XIV- Yuğ, kitapta yazıldığı gibi (II, 50) gömme merasimi değil, matem merasimidir. Bu ikisi arasında büyük fark vardır.

XV- Hiç bir zaman müstakil devlet kurmamış olan Türgiş ve Karluklar’dan müstakil devlet gibi bahsolunduğu halde 745-840 arasında Orta Asya’yı idare eden ve Çini altüst edip 52.000.000 nüfusunu 16.000.000’a indiren, Moyunçur gibi cidden büyük kağanlar yetiştiren Dokuz Oğuz devrinden hemen hiç bahsolunmamıştır. Anlaşılıyor ki tarih cemiyeti azaları Hüseyin Cahit Bey tarafından tercüme olunan Deguignes tarihini de bilmiyorlar. Bu kitabın üçüncü cildinde Dokuz Oğuzlara dair malûmat olduğunu bilselerdi Dokuz Oğuz devri gibi cidden mühim bir devri bu kadar ihmal etmezlerdi.

Velhasıl bu kitabın yanlışları saymakla tükenir gibi olmadığı için birer birer saymaktan vazgeçiyorum. Şeref Bey! Bu gösterdiğim yanlışlar haklı ise bunda memleket hesabına kâr mı vardır, zarar mı? Cumhuriyet, yurttaş yetiştirmeyi herkesin eline bırakamaz diyorsunuz. Evet doğru, bırakmamalıdır. Fakat cumhuriyet, tarih yazmayı herkesin eline bırakmalı mıdır? Vekâletin kitabını tenkit ettim diye vekâlet emrine alındım. Peki, bu fahiş hatalı kitabı yazanlar ne emrine alınsınlar?

Eğer benim tenkidim olmasaydı kimse bu yanlışların farkına varmayacaktı, yahut da herkes bile bile eyvallah diyecekti. Çünkü en küçük tenkit karşısında göreceği karşılığın vekâlet emrine alınmak olduğunu bilen herkes bunu gözüne kestiremez.

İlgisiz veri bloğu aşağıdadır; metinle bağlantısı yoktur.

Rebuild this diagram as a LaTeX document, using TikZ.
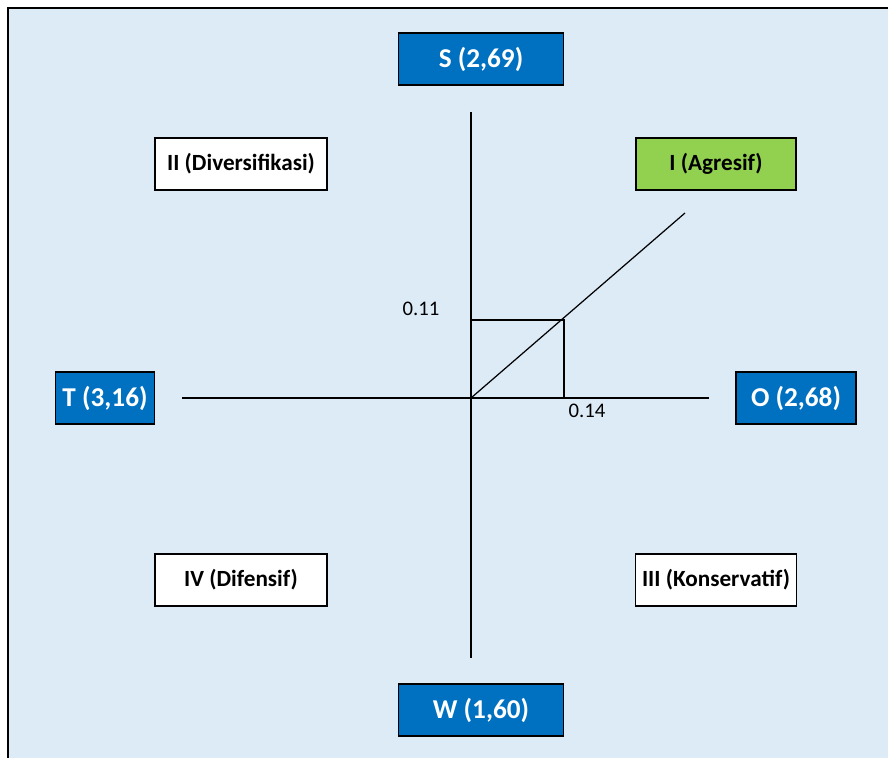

Eğer benim bu tenkitlerimden sonra da kitabın bu yanlışları düzeltilmezse tarih cemiyetinin, ilminden sarfınazar, çünkü onun olmadığı artık gün gibi aydın oldu, fakat herkes hüsnüniyetinden de şüpheye düşecektir.

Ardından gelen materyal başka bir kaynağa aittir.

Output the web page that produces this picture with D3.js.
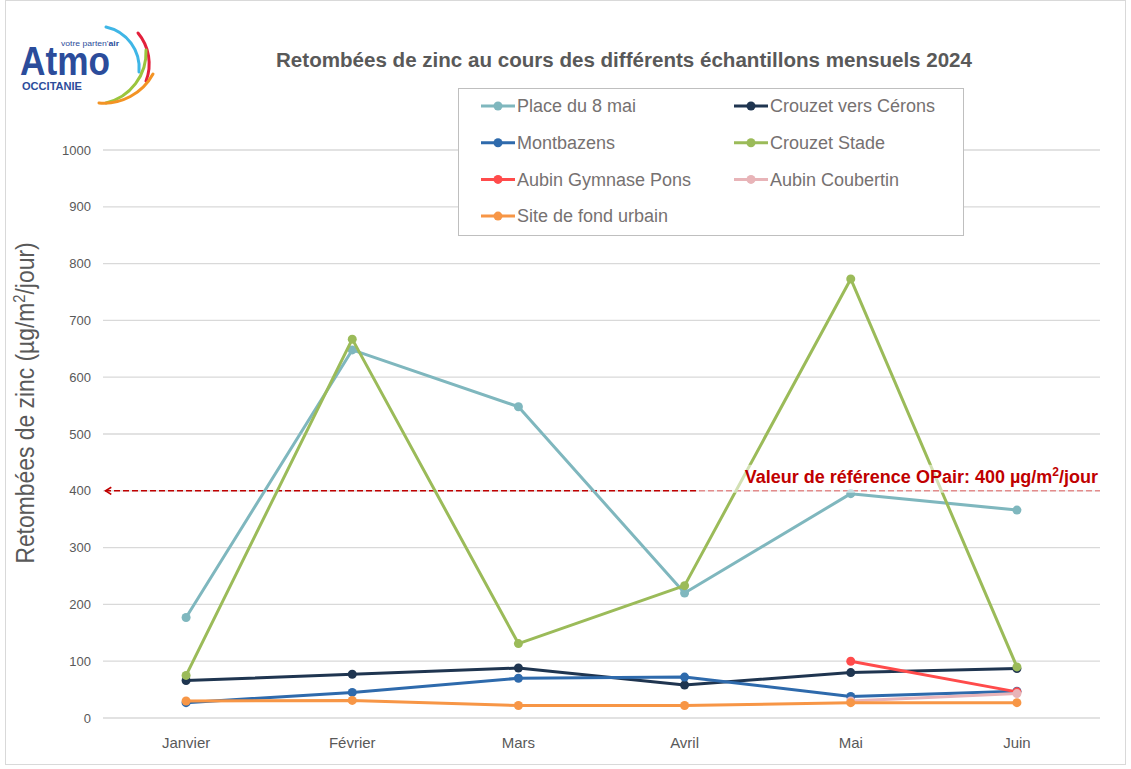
<!DOCTYPE html>
<html>
<head>
<meta charset="utf-8">
<script src="https://cdn.jsdelivr.net/npm/d3@7"></script>
<style>
  body { margin: 0; background: #fff; }
  svg { display: block; }
</style>
</head>
<body>
<div id="chart"></div>
<script>
// données
const mois = ["Janvier", "Février", "Mars", "Avril", "Mai", "Juin"];
const yTicks = [0, 100, 200, 300, 400, 500, 600, 700, 800, 900, 1000];

const placeDu8Mai = [177, 648, 548, 220, 395, 366];
const crouzetCerons = [66, 77, 88, 58, 80, 87];
const montbazens = [27, 45, 70, 72, 38, 47];
const crouzetStade = [75, 667, 131, 233, 773, 90];
const aubinPons = [null, null, null, null, 100, 46];
const aubinCoubertin = [null, null, null, null, 30, 43];
const fondUrbain = [30, 31, 22, 22, 27, 27];

const seuil = 400;

const series = [
  { name: "Place du 8 mai", values: placeDu8Mai, color: "#7fb7be" },
  { name: "Crouzet vers Cérons", values: crouzetCerons, color: "#1f3550" },
  { name: "Montbazens", values: montbazens, color: "#2e6aac" },
  { name: "Crouzet Stade", values: crouzetStade, color: "#9bbb59" },
  { name: "Aubin Gymnase Pons", values: aubinPons, color: "#ff4b4b" },
  { name: "Aubin Coubertin", values: aubinCoubertin, color: "#e8b4b8" },
  { name: "Site de fond urbain", values: fondUrbain, color: "#f79646" }
];

const width = 1131, height = 769;
const margin = { left: 103, right: 31, top: 150, bottom: 51 };
const font = "'Liberation Sans', Arial, sans-serif";
const grey = "#595959";

const svg = d3.select("#chart").append("svg")
  .attr("width", width).attr("height", height);

// cadre
svg.append("rect")
  .attr("x", 5.5).attr("y", 0.5).attr("width", 1120).attr("height", 764)
  .attr("fill", "#fff").attr("stroke", "#d9d9d9");

const x = d3.scaleBand().domain(mois).range([margin.left, width - margin.right]);
const y = d3.scaleLinear().domain([0, 1000]).range([height - margin.bottom, margin.top]);
const cx = d => x(d) + x.bandwidth() / 2;

// grille
svg.append("g")
  .selectAll("line").data(yTicks).enter().append("line")
  .attr("x1", margin.left).attr("x2", width - margin.right)
  .attr("y1", d => y(d)).attr("y2", d => y(d))
  .attr("stroke", "#d9d9d9").attr("stroke-width", 1.3);

// axe Y
const yAxis = svg.append("g")
  .attr("transform", `translate(${margin.left - 12},0)`)
  .call(d3.axisLeft(y).tickValues(yTicks).tickFormat(d3.format("d")).tickSize(0).tickPadding(0));
yAxis.select(".domain").remove();
yAxis.selectAll("text").attr("fill", grey).style("font", `13px ${font}`);

// axe X
const xAxis = svg.append("g")
  .attr("transform", `translate(0,${height - margin.bottom + 16})`)
  .call(d3.axisBottom(x).tickSize(0).tickPadding(0));
xAxis.select(".domain").remove();
xAxis.selectAll("text").attr("fill", grey).attr("dy", "0.9em").style("font", `15px ${font}`);

// titre axe Y
svg.append("text")
  .attr("transform", `translate(34,403) rotate(-90) scale(0.915,1)`)
  .attr("text-anchor", "middle")
  .attr("fill", grey)
  .style("font", `25px ${font}`)
  .html('Retombées de zinc (µg/m<tspan dy="-9" font-size="16">2</tspan><tspan dy="9">/jour)</tspan>');

// titre
svg.append("text")
  .attr("x", 276).attr("y", 67)
  .attr("textLength", 696).attr("lengthAdjust", "spacingAndGlyphs")
  .attr("fill", grey)
  .style("font", `bold 20px ${font}`)
  .text("Retombées de zinc au cours des différents échantillons mensuels 2024");

// ligne de référence
const refY = y(seuil);
svg.append("defs").append("marker")
  .attr("id", "fleche").attr("viewBox", "0 0 10 10")
  .attr("refX", 1).attr("refY", 5)
  .attr("markerWidth", 6).attr("markerHeight", 6)
  .attr("orient", "auto")
  .append("path").attr("d", "M8,1 L1.5,5 L8,9").attr("fill", "none")
  .attr("stroke", "#c00000").attr("stroke-width", 1.8);

svg.append("line")
  .attr("x1", margin.left + 2).attr("x2", width - margin.right)
  .attr("y1", refY).attr("y2", refY)
  .attr("stroke", "#c00000").attr("stroke-width", 1.5)
  .attr("stroke-dasharray", "6,3")
  .attr("marker-start", "url(#fleche)");

// courbes
const line = d3.line()
  .defined(d => d.v != null)
  .x(d => cx(d.m)).y(d => y(d.v));

const g = svg.append("g");
series.forEach(s => {
  const pts = s.values.map((v, i) => ({ m: mois[i], v: v }));
  g.append("path")
    .datum(pts)
    .attr("d", line)
    .attr("fill", "none")
    .attr("stroke", s.color)
    .attr("stroke-width", 3)
    .attr("stroke-linejoin", "round");
  g.selectAll(null).data(pts.filter(d => d.v != null)).enter().append("circle")
    .attr("cx", d => cx(d.m)).attr("cy", d => y(d.v))
    .attr("r", 4.5).attr("fill", s.color);
});

// étiquette du seuil (fond semi-transparent)
svg.append("rect")
  .attr("x", 697).attr("y", refY - 26).attr("width", 404).attr("height", 28)
  .attr("fill", "#fff").attr("opacity", 0.55);
svg.append("text")
  .attr("x", 1098).attr("y", refY - 8)
  .attr("text-anchor", "end")
  .attr("fill", "#c00000")
  .style("font", `bold 18px ${font}`)
  .html('Valeur de référence OPair: 400 µg/m<tspan dy="-7" font-size="12">2</tspan><tspan dy="7">/jour</tspan>');

// légende
const leg = svg.append("g");
leg.append("rect")
  .attr("x", 458.5).attr("y", 88.5).attr("width", 505).attr("height", 147)
  .attr("fill", "#fff").attr("stroke", "#bfbfbf");
series.forEach((s, i) => {
  const lx = i % 2 === 0 ? 481 : 734;
  const ly = 106 + Math.floor(i / 2) * 36.7;
  leg.append("line")
    .attr("x1", lx).attr("x2", lx + 34).attr("y1", ly).attr("y2", ly)
    .attr("stroke", s.color).attr("stroke-width", 3);
  leg.append("circle").attr("cx", lx + 17).attr("cy", ly).attr("r", 4.5).attr("fill", s.color);
  leg.append("text")
    .attr("x", lx + 36).attr("y", ly).attr("dy", "0.35em")
    .attr("fill", "#767171")
    .style("font", `18px ${font}`)
    .text(s.name);
});

// logo Atmo Occitanie
const logo = svg.append("g");
logo.append("text").attr("x", 20).attr("y", 75)
  .attr("textLength", 90).attr("lengthAdjust", "spacingAndGlyphs")
  .attr("fill", "#2b4c9b").style("font", "bold 41px 'Liberation Sans', Arial, sans-serif")
  .text("Atmo");
logo.append("text").attr("x", 61).attr("y", 46)
  .attr("textLength", 58).attr("lengthAdjust", "spacingAndGlyphs")
  .attr("fill", "#2b4c9b").style("font", "8px 'Liberation Sans', Arial, sans-serif")
  .html('votre parten\'<tspan font-weight="bold">air</tspan>');
logo.append("text").attr("x", 22).attr("y", 90)
  .attr("textLength", 60).attr("lengthAdjust", "spacingAndGlyphs")
  .attr("fill", "#2b4c9b").style("font", "bold 11px 'Liberation Sans', Arial, sans-serif")
  .text("OCCITANIE");
const arcs = [
  { d: "M106,27 A42,42 0 0 1 139,72", c: "#3fb6e6" },
  { d: "M138,33 A48,48 0 0 1 146,81", c: "#e3203b" },
  { d: "M146,50 A52,52 0 0 1 106,103", c: "#9bc53d" },
  { d: "M153,74 A56,56 0 0 1 99,103", c: "#f39324" }
];
logo.selectAll(null).data(arcs).enter().append("path")
  .attr("d", d => d.d).attr("fill", "none")
  .attr("stroke", d => d.c).attr("stroke-width", 3).attr("stroke-linecap", "round");
</script>
</body>
</html>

Millet yolunda sakal ağartmış insanlara ulu orta söz söylemeyi suç sayıyorsunuz. Eğer ben de ulu orta söz söyleseydim hakikaten suç olurdu. Fakat ben bir millî kültür meselesini mevzubahis ettiğim için tabiatıyla o zevatı tenkit ettim. Hem de millet yolunda sakal ağartmak tenkitten münezzeh olmak değildir. Evvelce de söylediğim gibi ben kanunun bana verdiği salâhiyetler dahilinde büyük küçük herkesi ve her şeyi tenkit edebilirim. Edirne mebusu Şeref Bey! Bizim vekillerimiz olan sizlerin yaptığınız teşkilâtı esasiye kanunu mucibince her Türk hür doğar, hür yaşar; vicdan, tefekkür, kelâm, neşir hakları Türkler’in tabiî haklarındandır. Ben de Türk olduğum için bu haklarımdan bazılarını kullandım. Bunun inkılâpla, inkılâba muhalefetle alâkası yoktur. İnkılâba ve Türk kanunlarına muhalefet edersem memleketin polisi, müddeiumumisi, mahkemesi vazifesini görür; başkaca gürültüye lüzum yoktur. Sizin bahsettiğiniz inkılâba hürmeti ben de sadece yaşasın inkılâp diye bağırmaktan ve hükümetin her icraatını alkışlamaktan ibaret sanmıyorum. Benim bir millî mesele hakkında fikir yürütmemi ulu orta söylenmek farz eden siz, artık ununuzu elediniz, eleğinizi astınız. Yarın savaş olunca sınıra ben koşacağım, siz değil! Onun için yurt işlerinde kanunen olmasa bile, vicdanen ve mantıken benim sizden artık rey sahibi olmam iktiza eder.

Size bir de tavsiyem var! her şeyde, her münakaşada, her meselede kendi şahsiyetinize Gazi’nin heybetini siper etmeyiniz! İkimizin arasındaki bir münakaşaya derhal Gazi’yi karıştırmak hem doğru değildir, hem de yakışık almaz. Fazla olarak da sizin kendi hak ve kuvvetinize güvenemediğinizi gösterir.